What you are asked to do: Leaving the pictures aside, transcribe every line below exactly.

[start of Supplied data]

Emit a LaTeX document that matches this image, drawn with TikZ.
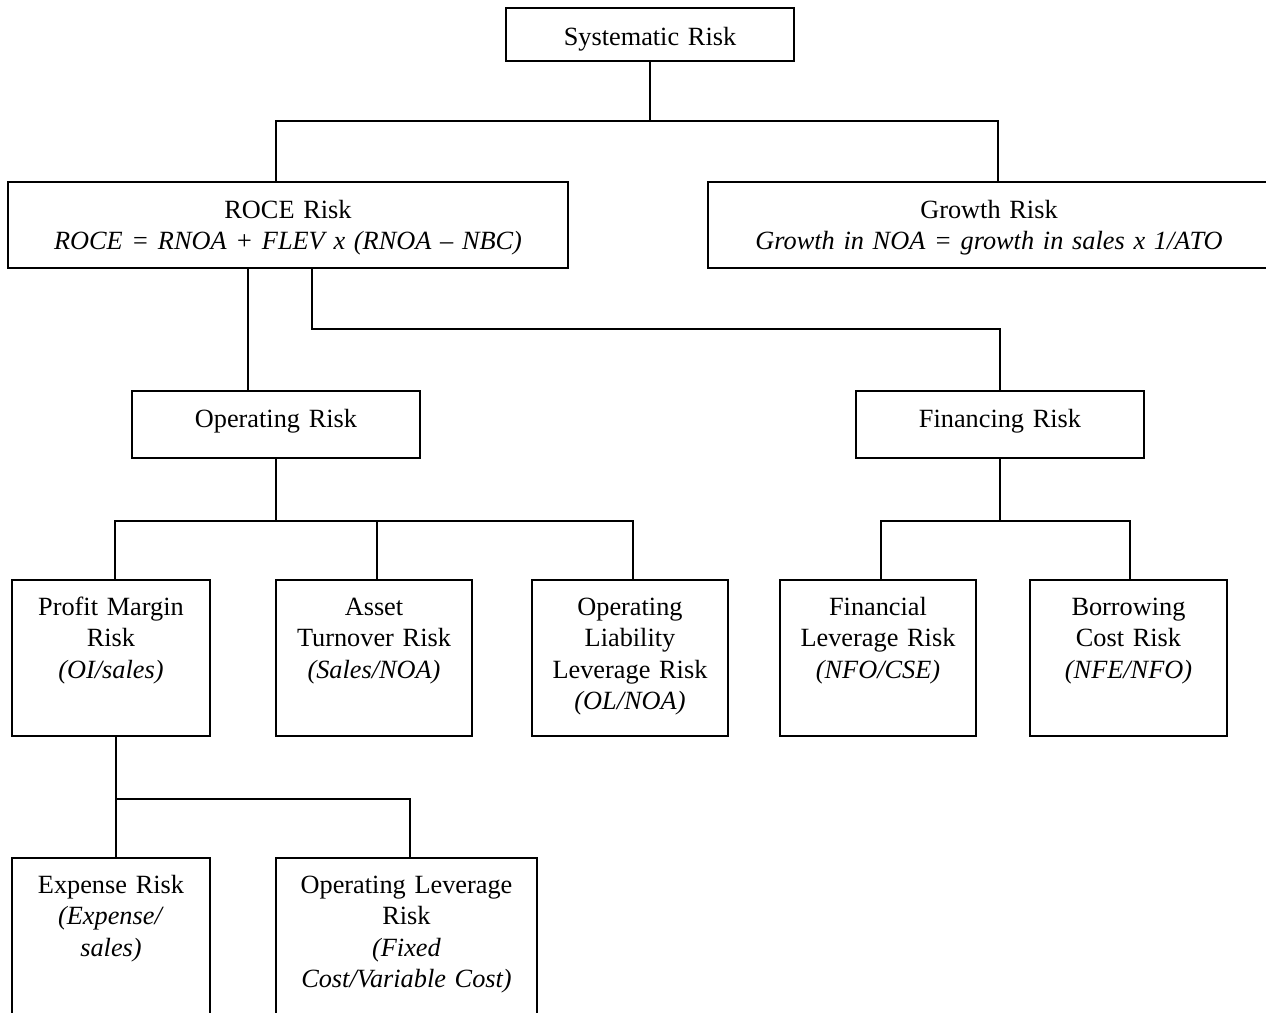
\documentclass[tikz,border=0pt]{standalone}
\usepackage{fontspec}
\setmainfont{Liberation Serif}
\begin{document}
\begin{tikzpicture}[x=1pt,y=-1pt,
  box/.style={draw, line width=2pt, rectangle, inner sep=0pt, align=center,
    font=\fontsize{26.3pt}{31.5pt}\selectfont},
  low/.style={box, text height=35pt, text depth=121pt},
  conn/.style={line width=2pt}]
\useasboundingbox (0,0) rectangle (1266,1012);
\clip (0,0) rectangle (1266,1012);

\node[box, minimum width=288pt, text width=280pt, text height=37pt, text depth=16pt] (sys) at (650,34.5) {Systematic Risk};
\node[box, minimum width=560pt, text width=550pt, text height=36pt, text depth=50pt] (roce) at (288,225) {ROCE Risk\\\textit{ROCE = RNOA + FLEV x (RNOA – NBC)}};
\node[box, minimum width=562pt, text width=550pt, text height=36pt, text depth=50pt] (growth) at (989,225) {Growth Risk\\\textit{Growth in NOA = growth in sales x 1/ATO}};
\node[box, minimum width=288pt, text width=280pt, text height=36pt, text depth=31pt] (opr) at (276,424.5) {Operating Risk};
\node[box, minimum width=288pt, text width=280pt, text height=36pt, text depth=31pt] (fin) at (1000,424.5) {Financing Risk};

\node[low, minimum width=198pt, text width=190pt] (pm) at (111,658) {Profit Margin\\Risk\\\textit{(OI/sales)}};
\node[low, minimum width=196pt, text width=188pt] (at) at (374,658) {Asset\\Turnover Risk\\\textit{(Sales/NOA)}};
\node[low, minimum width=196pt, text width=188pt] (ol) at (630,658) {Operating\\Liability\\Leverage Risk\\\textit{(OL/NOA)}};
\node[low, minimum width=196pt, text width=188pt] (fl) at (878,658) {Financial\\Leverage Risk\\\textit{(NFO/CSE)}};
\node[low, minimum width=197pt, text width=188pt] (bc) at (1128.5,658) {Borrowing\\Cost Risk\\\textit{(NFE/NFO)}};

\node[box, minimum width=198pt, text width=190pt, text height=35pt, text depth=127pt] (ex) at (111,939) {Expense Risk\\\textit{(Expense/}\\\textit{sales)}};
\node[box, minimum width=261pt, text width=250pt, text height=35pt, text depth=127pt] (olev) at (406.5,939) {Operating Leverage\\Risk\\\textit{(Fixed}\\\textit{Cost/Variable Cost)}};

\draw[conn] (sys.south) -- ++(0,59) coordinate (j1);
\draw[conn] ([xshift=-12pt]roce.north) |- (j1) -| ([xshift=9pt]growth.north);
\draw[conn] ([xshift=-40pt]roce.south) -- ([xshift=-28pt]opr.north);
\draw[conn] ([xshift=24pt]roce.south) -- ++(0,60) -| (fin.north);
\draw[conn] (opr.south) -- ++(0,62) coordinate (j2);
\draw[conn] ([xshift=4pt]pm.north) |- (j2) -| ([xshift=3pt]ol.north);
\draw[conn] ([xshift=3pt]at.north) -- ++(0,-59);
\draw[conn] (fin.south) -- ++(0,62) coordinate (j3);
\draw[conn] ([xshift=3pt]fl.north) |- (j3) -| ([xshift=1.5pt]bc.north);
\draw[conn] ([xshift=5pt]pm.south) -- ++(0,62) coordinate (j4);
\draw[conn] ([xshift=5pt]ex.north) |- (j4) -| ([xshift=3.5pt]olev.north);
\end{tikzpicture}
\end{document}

[end of Supplied data]

Exercise response:
Emit a LaTeX document that matches this image, drawn with TikZ.
\documentclass[tikz,border=0pt]{standalone}
\usepackage{fontspec}
\setmainfont{Liberation Serif}
\begin{document}
\begin{tikzpicture}[x=1pt,y=-1pt,
  box/.style={draw, line width=2pt, rectangle, inner sep=0pt, align=center,
    font=\fontsize{26.3pt}{31.5pt}\selectfont},
  low/.style={box, text height=35pt, text depth=121pt},
  conn/.style={line width=2pt}]
\useasboundingbox (0,0) rectangle (1266,1012);
\clip (0,0) rectangle (1266,1012);

\node[box, minimum width=288pt, text width=280pt, text height=37pt, text depth=16pt] (sys) at (650,34.5) {Systematic Risk};
\node[box, minimum width=560pt, text width=550pt, text height=36pt, text depth=50pt] (roce) at (288,225) {ROCE Risk\\\textit{ROCE = RNOA + FLEV x (RNOA – NBC)}};
\node[box, minimum width=562pt, text width=550pt, text height=36pt, text depth=50pt] (growth) at (989,225) {Growth Risk\\\textit{Growth in NOA = growth in sales x 1/ATO}};
\node[box, minimum width=288pt, text width=280pt, text height=36pt, text depth=31pt] (opr) at (276,424.5) {Operating Risk};
\node[box, minimum width=288pt, text width=280pt, text height=36pt, text depth=31pt] (fin) at (1000,424.5) {Financing Risk};

\node[low, minimum width=198pt, text width=190pt] (pm) at (111,658) {Profit Margin\\Risk\\\textit{(OI/sales)}};
\node[low, minimum width=196pt, text width=188pt] (at) at (374,658) {Asset\\Turnover Risk\\\textit{(Sales/NOA)}};
\node[low, minimum width=196pt, text width=188pt] (ol) at (630,658) {Operating\\Liability\\Leverage Risk\\\textit{(OL/NOA)}};
\node[low, minimum width=196pt, text width=188pt] (fl) at (878,658) {Financial\\Leverage Risk\\\textit{(NFO/CSE)}};
\node[low, minimum width=197pt, text width=188pt] (bc) at (1128.5,658) {Borrowing\\Cost Risk\\\textit{(NFE/NFO)}};

\node[box, minimum width=198pt, text width=190pt, text height=35pt, text depth=127pt] (ex) at (111,939) {Expense Risk\\\textit{(Expense/}\\\textit{sales)}};
\node[box, minimum width=261pt, text width=250pt, text height=35pt, text depth=127pt] (olev) at (406.5,939) {Operating Leverage\\Risk\\\textit{(Fixed}\\\textit{Cost/Variable Cost)}};

\draw[conn] (sys.south) -- ++(0,59) coordinate (j1);
\draw[conn] ([xshift=-12pt]roce.north) |- (j1) -| ([xshift=9pt]growth.north);
\draw[conn] ([xshift=-40pt]roce.south) -- ([xshift=-28pt]opr.north);
\draw[conn] ([xshift=24pt]roce.south) -- ++(0,60) -| (fin.north);
\draw[conn] (opr.south) -- ++(0,62) coordinate (j2);
\draw[conn] ([xshift=4pt]pm.north) |- (j2) -| ([xshift=3pt]ol.north);
\draw[conn] ([xshift=3pt]at.north) -- ++(0,-59);
\draw[conn] (fin.south) -- ++(0,62) coordinate (j3);
\draw[conn] ([xshift=3pt]fl.north) |- (j3) -| ([xshift=1.5pt]bc.north);
\draw[conn] ([xshift=5pt]pm.south) -- ++(0,62) coordinate (j4);
\draw[conn] ([xshift=5pt]ex.north) |- (j4) -| ([xshift=3.5pt]olev.north);
\end{tikzpicture}
\end{document}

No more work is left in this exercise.